What is asked:
Can you transcribe every line exactly and leave the pictures behind?

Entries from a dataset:
▶

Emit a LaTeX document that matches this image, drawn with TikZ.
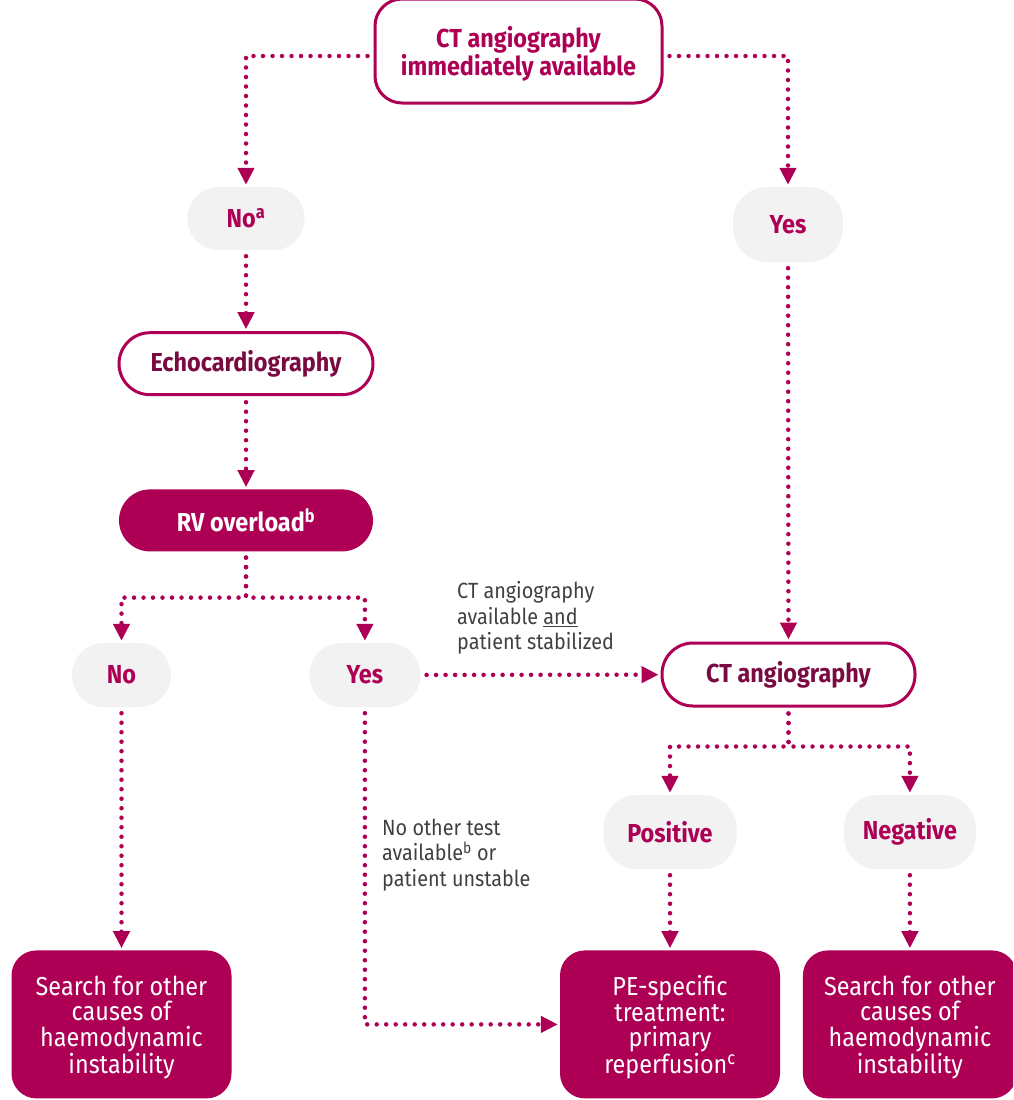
\documentclass[tikz,border=0pt]{standalone}
\usepackage{fontspec}
\setmainfont{Fira Sans}[FakeStretch=0.9]
\usetikzlibrary{positioning,arrows.meta}

\definecolor{berry}{HTML}{AD0055}
\definecolor{wine}{HTML}{7A0A42}
\definecolor{pale}{HTML}{F2F2F2}
\definecolor{ink}{HTML}{404040}

\tikzset{
  box/.style={align=center, inner sep=0pt, font=\fontsize{26}{25.5}\selectfont},
  outline/.style={box, draw=berry, line width=3pt, fill=white, text=wine, font=\fontsize{26}{26}\selectfont\bfseries},
  answer/.style={box, fill=pale, text=berry, font=\fontsize{26}{26}\selectfont\bfseries},
  result/.style={box, fill=berry, text=white, rounded corners=25pt},
  note/.style={align=left, inner sep=0pt, text=ink, font=\fontsize{22}{25.5}\selectfont},
  flow/.style={draw=berry, line width=4.5pt, line cap=round, dash pattern=on 0pt off 9.5pt,
    -{Triangle[width=16pt,length=17pt]}, shorten <=6pt, shorten >=2pt}
}

\begin{document}
\begin{tikzpicture}[x=1pt, y=-1pt]
  \useasboundingbox (0,0) rectangle (1013,1100);
  \clip (0,0) rectangle (1013,1100);

  % question at the top
  \node[outline, text=berry, text depth=-3pt, rounded corners=27pt, minimum width=287pt, minimum height=104pt] (top) at (518.5,51) {CT angiography\\immediately available};
  \node[answer, rounded corners=31pt, minimum width=117pt, minimum height=63pt] (noA) at (246,218.5) {No\textsuperscript{a}};
  \node[answer, rounded corners=34pt, minimum width=110pt, minimum height=75pt] (yesA) at (788,224.5) {Yes};

  % left branch
  \node[outline, rounded corners=31pt, minimum width=254pt, minimum height=62pt, below=81pt of noA] (echo) {Echocardiography};
  \node[result, rounded corners=31pt, font=\fontsize{26}{26}\selectfont\bfseries, minimum width=254pt, minimum height=62pt, below=93pt of echo] (rv) {RV overload\textsuperscript{b}};
  \coordinate (rvsplit) at ([yshift=-46pt]rv.south);
  \node[answer, rounded corners=32pt, minimum width=99pt, minimum height=64pt] (noB) at (121.5,675) {No};
  \node[answer, rounded corners=32pt, minimum width=111pt, minimum height=64pt, right=138pt of noB] (yesB) {Yes};

  % right branch
  \node[outline, rounded corners=31pt, minimum width=253pt, minimum height=63pt] (cta) at (788.5,674.5) {CT angiography};
  \coordinate (ctsplit) at ([yshift=-39pt]cta.south);
  \node[answer, rounded corners=33pt, minimum width=133pt, minimum height=74pt] (pos) at (670,832) {Positive};
  \node[answer, rounded corners=33pt, minimum width=132pt, minimum height=74pt, right=107pt of pos] (neg) {Negative};

  % outcomes
  \tikzset{result/.append style={text depth=-3pt}}
  \node[result, minimum width=220pt, minimum height=148pt, below=243pt of noB] (searchL) {Search for other\\causes of\\haemodynamic\\instability};
  \node[result, minimum width=220pt, minimum height=148pt, below=81pt of pos] (pe) {PE-specific\\treatment:\\primary\\reperfusion\textsuperscript{c}};
  \node[result, minimum width=214pt, minimum height=148pt, below=81pt of neg] (searchR) {Search for other\\causes of\\haemodynamic\\instability};

  % conditions
  \node[note, anchor=west] (avail) at (457,618) {CT angiography\\available \underline{and}\\patient stabilized};
  \node[note, anchor=west] (unavail) at (382,855) {No other test\\available\textsuperscript{b} or\\patient unstable};

  % connectors
  \draw[flow] ([yshift=-5pt]top.west) -| (noA.north);
  \draw[flow] ([yshift=-5pt]top.east) -| (yesA.north);
  \draw[flow] (noA) -- (echo);
  \draw[flow] (echo) -- (rv);
  \draw[flow] (rv.south) -- (rvsplit) -| (noB.north);
  \draw[flow] (rv.south) -- (rvsplit) -| (yesB.north);
  \draw[flow] (yesB) -- (cta);
  \draw[flow] (yesA) -- (cta);
  \draw[flow] (cta.south) -- (ctsplit) -| (pos.north);
  \draw[flow] (cta.south) -- (ctsplit) -| (neg.north);
  \draw[flow] (noB) -- (searchL);
  \draw[flow] (pos) -- (pe);
  \draw[flow] (neg) -- (searchR);
  \draw[flow] (yesB.south) |- (pe.west);
\end{tikzpicture}
\end{document}
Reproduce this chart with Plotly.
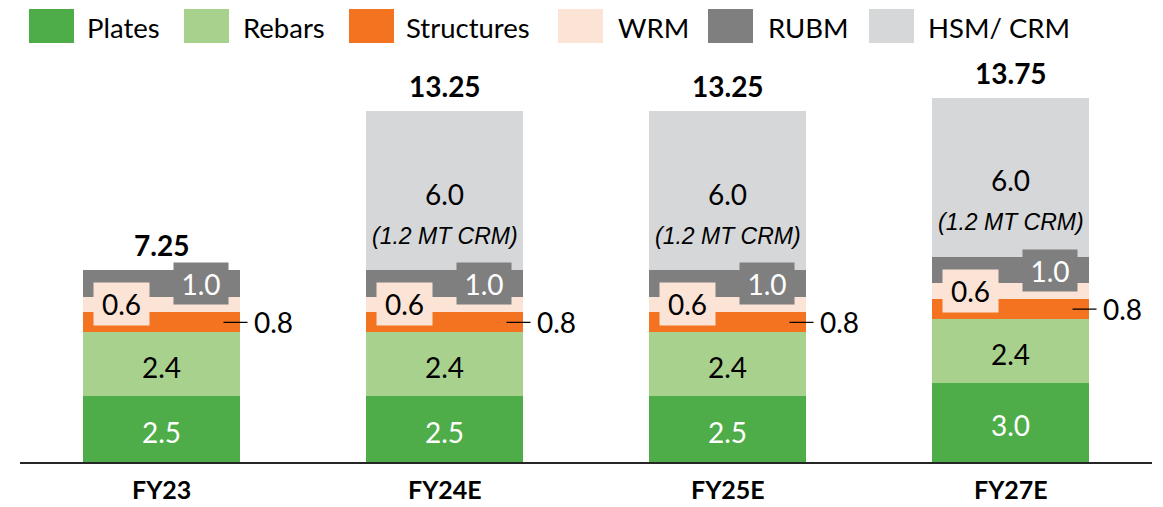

◀

Final answer:
Emit a LaTeX document that matches this image, drawn with TikZ.
\documentclass[tikz,border=0pt]{standalone}
\usepackage{fontspec}
\setmainfont{Fira Sans}[FakeStretch=0.9]
\usetikzlibrary{positioning,arrows.meta}

\definecolor{berry}{HTML}{AD0055}
\definecolor{wine}{HTML}{7A0A42}
\definecolor{pale}{HTML}{F2F2F2}
\definecolor{ink}{HTML}{404040}

\tikzset{
  box/.style={align=center, inner sep=0pt, font=\fontsize{26}{25.5}\selectfont},
  outline/.style={box, draw=berry, line width=3pt, fill=white, text=wine, font=\fontsize{26}{26}\selectfont\bfseries},
  answer/.style={box, fill=pale, text=berry, font=\fontsize{26}{26}\selectfont\bfseries},
  result/.style={box, fill=berry, text=white, rounded corners=25pt},
  note/.style={align=left, inner sep=0pt, text=ink, font=\fontsize{22}{25.5}\selectfont},
  flow/.style={draw=berry, line width=4.5pt, line cap=round, dash pattern=on 0pt off 9.5pt,
    -{Triangle[width=16pt,length=17pt]}, shorten <=6pt, shorten >=2pt}
}

\begin{document}
\begin{tikzpicture}[x=1pt, y=-1pt]
  \useasboundingbox (0,0) rectangle (1013,1100);
  \clip (0,0) rectangle (1013,1100);

  % question at the top
  \node[outline, text=berry, text depth=-3pt, rounded corners=27pt, minimum width=287pt, minimum height=104pt] (top) at (518.5,51) {CT angiography\\immediately available};
  \node[answer, rounded corners=31pt, minimum width=117pt, minimum height=63pt] (noA) at (246,218.5) {No\textsuperscript{a}};
  \node[answer, rounded corners=34pt, minimum width=110pt, minimum height=75pt] (yesA) at (788,224.5) {Yes};

  % left branch
  \node[outline, rounded corners=31pt, minimum width=254pt, minimum height=62pt, below=81pt of noA] (echo) {Echocardiography};
  \node[result, rounded corners=31pt, font=\fontsize{26}{26}\selectfont\bfseries, minimum width=254pt, minimum height=62pt, below=93pt of echo] (rv) {RV overload\textsuperscript{b}};
  \coordinate (rvsplit) at ([yshift=-46pt]rv.south);
  \node[answer, rounded corners=32pt, minimum width=99pt, minimum height=64pt] (noB) at (121.5,675) {No};
  \node[answer, rounded corners=32pt, minimum width=111pt, minimum height=64pt, right=138pt of noB] (yesB) {Yes};

  % right branch
  \node[outline, rounded corners=31pt, minimum width=253pt, minimum height=63pt] (cta) at (788.5,674.5) {CT angiography};
  \coordinate (ctsplit) at ([yshift=-39pt]cta.south);
  \node[answer, rounded corners=33pt, minimum width=133pt, minimum height=74pt] (pos) at (670,832) {Positive};
  \node[answer, rounded corners=33pt, minimum width=132pt, minimum height=74pt, right=107pt of pos] (neg) {Negative};

  % outcomes
  \tikzset{result/.append style={text depth=-3pt}}
  \node[result, minimum width=220pt, minimum height=148pt, below=243pt of noB] (searchL) {Search for other\\causes of\\haemodynamic\\instability};
  \node[result, minimum width=220pt, minimum height=148pt, below=81pt of pos] (pe) {PE-specific\\treatment:\\primary\\reperfusion\textsuperscript{c}};
  \node[result, minimum width=214pt, minimum height=148pt, below=81pt of neg] (searchR) {Search for other\\causes of\\haemodynamic\\instability};

  % conditions
  \node[note, anchor=west] (avail) at (457,618) {CT angiography\\available \underline{and}\\patient stabilized};
  \node[note, anchor=west] (unavail) at (382,855) {No other test\\available\textsuperscript{b} or\\patient unstable};

  % connectors
  \draw[flow] ([yshift=-5pt]top.west) -| (noA.north);
  \draw[flow] ([yshift=-5pt]top.east) -| (yesA.north);
  \draw[flow] (noA) -- (echo);
  \draw[flow] (echo) -- (rv);
  \draw[flow] (rv.south) -- (rvsplit) -| (noB.north);
  \draw[flow] (rv.south) -- (rvsplit) -| (yesB.north);
  \draw[flow] (yesB) -- (cta);
  \draw[flow] (yesA) -- (cta);
  \draw[flow] (cta.south) -- (ctsplit) -| (pos.north);
  \draw[flow] (cta.south) -- (ctsplit) -| (neg.north);
  \draw[flow] (noB) -- (searchL);
  \draw[flow] (pos) -- (pe);
  \draw[flow] (neg) -- (searchR);
  \draw[flow] (yesB.south) |- (pe.west);
\end{tikzpicture}
\end{document}
Reproduce this chart with Plotly.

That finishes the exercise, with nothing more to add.